HB BERLIN. In Dänemark ist gerade ein Terroranschlag auf die Zeitung "Jyllands-Posten" vereitelt worden, in Iran sitzen seit Mitte Oktober zwei Mitarbeiter der "Bild am Sonntag" in Haft, die den Sohn der zum Tod durch Steinigung verurteilten Iranerin Sakineh Mohammadi Aschtiani hatten interviewen wollen. Mord, Entführung, Repressalien: Journalisten leben in vielen Ländern gefährlich. 57 Reporter sind dieses Jahr bei ihrer Arbeit getötet worden, 51 Journalisten wurden gekidnappt.
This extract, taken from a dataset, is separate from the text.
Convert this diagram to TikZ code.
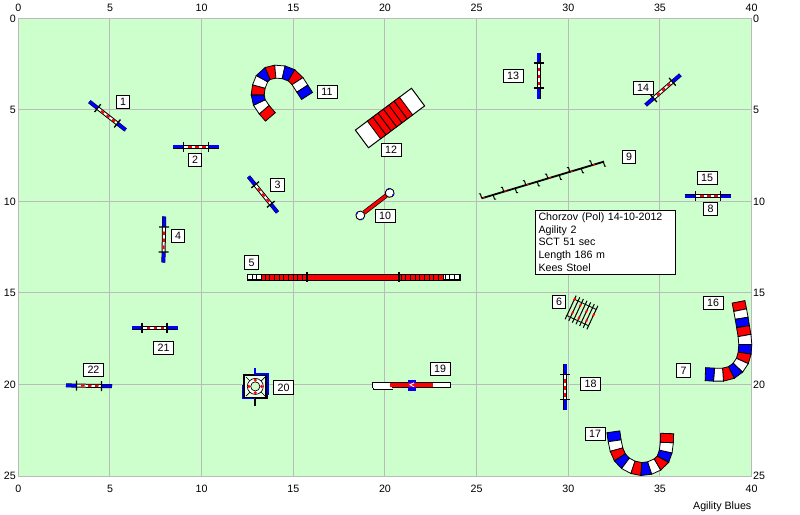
\documentclass[tikz,border=0pt]{standalone}
\usepackage{fontspec}
\setmainfont{Liberation Sans}
\usetikzlibrary{calc}
\definecolor{fieldgreen}{HTML}{CCFFCC}
\definecolor{gridgrey}{HTML}{BBBBBB}
\definecolor{obred}{HTML}{FF0000}
\definecolor{obblue}{HTML}{0000FF}
\tikzset{
  gridline/.style={gridgrey,line width=1pt},
  lbl/.style={draw=black,fill=white,line width=1pt,inner sep=0pt,minimum height=13.5pt,font=\fontsize{10.67}{12}\selectfont,text=black},
  lbla/.style={lbl,minimum width=13.5pt},
  lblb/.style={lbl,minimum width=20pt},
  axis/.style={inner sep=0pt,font=\fontsize{10.67}{12}\selectfont,text=black},
  obline/.style={black,line width=1pt},
}
\newcommand{\jumpobs}[3]{%
  \begin{scope}[shift={(#1,#2)},rotate=-#3]
    \fill[black] (-23,-2) rectangle (23,2);
    \fill[obblue] (-23,-1.5) rectangle (-12.5,1.5);
    \fill[obblue] (12.5,-1.5) rectangle (23,1.5);
    \fill[white] (-12.5,-1) rectangle (12.5,1);
    \foreach \t in {-8,-1,6}{\fill[obred] (\t,-1) rectangle (\t+3.5,1);}
    \draw[black,line width=1.3pt] (-12.5,-5) -- (-12.5,5);
    \draw[black,line width=1.3pt] (12.5,-5) -- (12.5,5);
  \end{scope}}
\newcommand{\tunnelobs}[1]{%
  \foreach \x/\y/\c [count=\i] in {#1}{%
    \coordinate (P\i) at (\x,\y);
    \ifnum\i>1
      \pgfmathtruncatemacro{\ip}{\i-1}%
      \coordinate (TL\i) at ($(P\ip)!.5!(P\i)!6.5pt!90:(P\i)$);
      \coordinate (TR\i) at ($(P\ip)!.5!(P\i)!6.5pt!-90:(P\i)$);
    \fi
    \ifnum\i>2
      \pgfmathtruncatemacro{\ip}{\i-1}%
      \filldraw[draw=black,line width=.8pt,line join=miter,fill=\cprev] (TL\ip) -- (TL\i) -- (TR\i) -- (TR\ip) -- cycle;
    \fi
    \global\let\cprev\c
  }}
\begin{document}
\begin{tikzpicture}[x=1pt,y=-1pt]
\useasboundingbox (0,0) rectangle (800,514);
\fill[white] (0,0) rectangle (800,514);
\fill[fieldgreen] (18.3,18.4) rectangle (751.7,476);
% grid
\foreach \k in {0,...,8}{\draw[gridline] (18.3+91.67*\k,18.4) -- (18.3+91.67*\k,476);}
\foreach \k in {0,...,5}{\draw[gridline] (18.3,18.4+91.52*\k) -- (751.7,18.4+91.52*\k);}
% axes
\foreach \k in {0,...,8}{
  \pgfmathtruncatemacro{\v}{5*\k}
  \node[axis] (top\k) at (18.3+91.67*\k,7.5) {\v};
  \node[axis] (bot\k) at (18.3+91.67*\k,488.5) {\v};
}
\foreach \k in {0,...,5}{
  \pgfmathtruncatemacro{\v}{5*\k}
  \node[axis,anchor=east] (lft\k) at (16,18.4+91.52*\k) {\v};
  \node[axis,anchor=west] (rgt\k) at (753,18.4+91.52*\k) {\v};
}
\node[axis,anchor=base east] (brand) at (751.5,509) {Agility Blues};
% jumps
\jumpobs{107.5}{115.8}{38}
\jumpobs{196}{146.7}{0}
\jumpobs{263}{194.5}{51}
\jumpobs{163.8}{239.5}{91}
\jumpobs{708.3}{196}{0}
\jumpobs{538.7}{75.5}{90}
\jumpobs{663}{90}{-41}
\jumpobs{565}{387}{90}
\jumpobs{154.5}{327.5}{0}
\jumpobs{89}{385.8}{1}
% tunnel 11
\tunnelobs{273.5/120.5/none,267.3/113.3/obred,261/106/white,257.7/99/obblue,257.7/90.7/obred,260/82.3/white,264/75/obblue,271.3/72/obred,279.3/71.3/white,288/73.3/obblue,295/77.3/obred,300/85/white,304.7/92.3/obblue,309.4/99.6/none}
% tunnel 16
\tunnelobs{737.7/297.7/none,739.3/306/obred,741/314.3/white,742.3/322.3/obblue,743.7/331/obred,745.3/340/white,745.3/349/obblue,744/357.3/obred,740.7/364.7/white,735/370.7/obblue,727.7/374.3/obred,718.3/375/white,709.7/374.3/obblue,701/374/none}
% tunnel 17
\tunnelobs{612.7/427.3/none,614/436.3/obblue,615.3/445.3/white,617.7/454/obred,622/460.7/obblue,629/466/white,637/468.7/obred,645.7/469.3/obblue,653.7/466.7/white,661.3/462.3/obred,664.7/456/obblue,666.7/447/white,667/438/obred,667.3/429/none}
% A-frame 12
\begin{scope}[shift={(390,118)},rotate=36.7]
  \filldraw[draw=black,line width=1pt,fill=white] (-35,-11) rectangle (35,11);
  \filldraw[draw=black,line width=.8pt,fill=obred] (-20,-11) rectangle (20,11);
  \foreach \t in {-13.3,-6.7,0,6.7,13.3}{\draw[obline] (\t,-11) -- (\t,11);}
\end{scope}
% dog walk 5
\filldraw[draw=black,line width=1.2pt,fill=white] (247.5,274.5) rectangle (460,280);
\fill[obred] (261.7,275) rectangle (443.3,279.5);
\foreach \k in {0,1,2}{\draw[obline,line width=.8pt] (252+4.67*\k,274.5) -- (252+4.67*\k,280);}
\foreach \k in {0,...,9}{\draw[obline,line width=.8pt] (265+4.67*\k,275) -- (265+4.67*\k,280);}
\foreach \k in {0,...,9}{\draw[obline,line width=.8pt] (401+4.67*\k,275) -- (401+4.67*\k,280);}
\foreach \k in {0,1,2}{\draw[obline,line width=.8pt] (445+4.67*\k,274.5) -- (445+4.67*\k,280);}
\draw[black,line width=1pt] (307,280.5) -- (352.7,280.5);
\draw[black,line width=2pt] (307.3,272) -- (307.3,282);
\draw[black,line width=2pt] (399.3,272) -- (399.3,282);
% see-saw 19
\filldraw[draw=black,line width=.8pt,fill=white] (372.5,382) rectangle (450.7,387.5);
\fill[white] (373,387) rectangle (392,389);
\draw[black,line width=.8pt] (373,387.5) -- (373,389) -- (392.5,389);
\fill[obred] (390,382.5) rectangle (432.7,387);
\fill[obblue] (408.3,380) rectangle (415.7,390.7);
\fill[obred] (408.3,382.5) rectangle (415.7,387);
\draw[white,line width=.8pt] (414,382.8) -- (410,384.8) -- (414,386.8);
% tyre 20
\draw[obblue,line width=1.6pt] (255,368.3) -- (255,374);
\draw[black,line width=1.6pt] (255,398) -- (255,405.7);
\filldraw[draw=black,line width=2.4pt,fill=fieldgreen!50!white] (244,375) rectangle (266.6,398);
\draw[black,line width=.7pt] (246,377) -- (265,396) (265,377) -- (246,396);
\draw[obblue,line width=1.5pt] (255,373.8) -- (268,373.8) -- (268,395);
\draw[obblue,line width=1.5pt] (242.5,385) -- (242.5,398.6) -- (255,398.6);
\filldraw[draw=black,line width=.7pt,fill=white] (255.3,386.4) circle (8);
\filldraw[draw=black,line width=.7pt,fill=fieldgreen] (255.3,386.4) circle (4.6);
\foreach \a in {0,90,180,270}{\fill[obred] (255.3,386.4) ++(\a:6.4) circle (1.7);}
% tunnel-table 10
\begin{scope}[shift={(375,204.2)},rotate=37.5]
  \draw[black,line width=4.4pt] (-14,0) -- (14,0);
  \draw[obred,line width=3pt] (-15,0) -- (15,0);
  \foreach \s in {-1,1}{
    \filldraw[draw=black,line width=.9pt,fill=white] (\s*18.5,0) circle (4.4);
    \fill[obblue] (\s*20,-3.8) circle (1.1) (\s*20,3.8) circle (1.1);
  }
\end{scope}
% long jump 9
\begin{scope}[shift={(481.7,198.3)},rotate=16.7]
  \foreach \t in {0,23,46,69,92,115}{\draw[obline] (\t,0) -- (\t,-4.5) -- (\t-1.5,-5);}
  \foreach \t in {12,35,58,81,104,127}{\draw[obline] (\t,0) -- (\t,4.5) -- (\t+1.5,5);}
  \draw[black,line width=1.8pt] (0,0) -- (127.7,0);
  \foreach \t in {1,24,47,70,93,116}{\draw[obred,line width=1.2pt] (\t,0) -- (\t+2,0);}
\end{scope}
% weave 6
\begin{scope}[shift={(581.5,312.5)},rotate=-25]
  \foreach \t in {-12,-8,-4,0,4,8,12}{\draw[obline,line width=1pt] (\t,-13) -- (\t,13);}
  \draw[obline,line width=.8pt] (-12,-9) -- (12,-9) (-12,9) -- (12,9);
  \foreach \t/\u in {-12/-9,-8/4,-4/-6,0/6,4/-3,8/5,12/-3}{\fill[obred] (\t-.9,\u-1.5) rectangle (\t+.9,\u+1.5);}
\end{scope}
% number labels
\node[lbla] (n1) at (123,102) {1};
\node[lbla] (n2) at (195,160) {2};
\node[lbla] (n3) at (277.5,185) {3};
\node[lbla] (n4) at (178,236) {4};
\node[lbla] (n5) at (251.5,262.5) {5};
\node[lbla] (n6) at (559,302) {6};
\node[lbla] (n7) at (683.5,370.5) {7};
\node[lbla] (n8) at (710.5,209) {8};
\node[lbla] (n9) at (629,157) {9};
\node[lblb] (n10) at (385,216) {10};
\node[lblb] (n11) at (327,92) {11};
\node[lblb] (n12) at (391,150) {12};
\node[lblb] (n13) at (513,76) {13};
\node[lblb] (n14) at (643,88) {14};
\node[lblb] (n15) at (707,178) {15};
\node[lblb] (n16) at (713,303) {16};
\node[lblb] (n17) at (595,434) {17};
\node[lblb] (n18) at (590.5,384) {18};
\node[lblb] (n19) at (440,369) {19};
\node[lblb] (n20) at (283.5,387.5) {20};
\node[lblb] (n21) at (163.5,348) {21};
\node[lblb] (n22) at (93.5,370) {22};
% info
\node[draw=black,fill=white,line width=1pt,anchor=north west,inner sep=0pt,minimum height=64pt,
      text width=140pt,align=left,font=\fontsize{10.67}{12.6}\selectfont] (info) at (535,209.5)
  {\hspace*{3pt}Chorzov (Pol) 14-10-2012\\\hspace*{3pt}Agility 2\\\hspace*{3pt}SCT 51 sec\\\hspace*{3pt}Length 186 m\\\hspace*{3pt}Kees Stoel};
\end{tikzpicture}
\end{document}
Damit lag die Zahl der Entführungen höher als in den zwei Jahren davor, wie die Organisation Reporter ohne Grenzen am Donnerstag in ihrem Jahresbericht feststellte. Die Zahl der Todesopfer ging hingegen zurück: 2009 waren noch 76 Journalisten getötet worden. Allerdings gab es damals ein Massaker auf den Philippinen, das allein 32 Medienmitarbeiter das Leben kostete.

Journalisten würden immer weniger als neutrale Beobachter gesehen, berichtete Reporter ohne Grenzen. Besonders in Afghanistan und Nigeria seien sie dem Risiko ausgeliefert, verschleppt zu werden. "Journalisten werden zunehmend als eine Art Verhandlungsmasse betrachtet", heißt es in der Bilanz.

Bezeichnend sei auch, dass es immer schwieriger werde, die Verantwortlichen zu finden, wenn Journalisten von kriminellen Banden, bewaffneten Gruppen, religiösen Organisationen oder von staatlicher Seite umgebracht werden. Die Sprecherin von ROG Deutschland, Anja Viohl, sagte am Donnerstag, die Tendenz des Vorjahres habe sich bestätigt, wonach es insbesondere während Wahlperioden zu staatlichen Übergriffen komme. Dies sei 2010 in Weißrussland, Aserbaidschan, der Ukraine und nun in der Elfenbeinküste zu beobachten.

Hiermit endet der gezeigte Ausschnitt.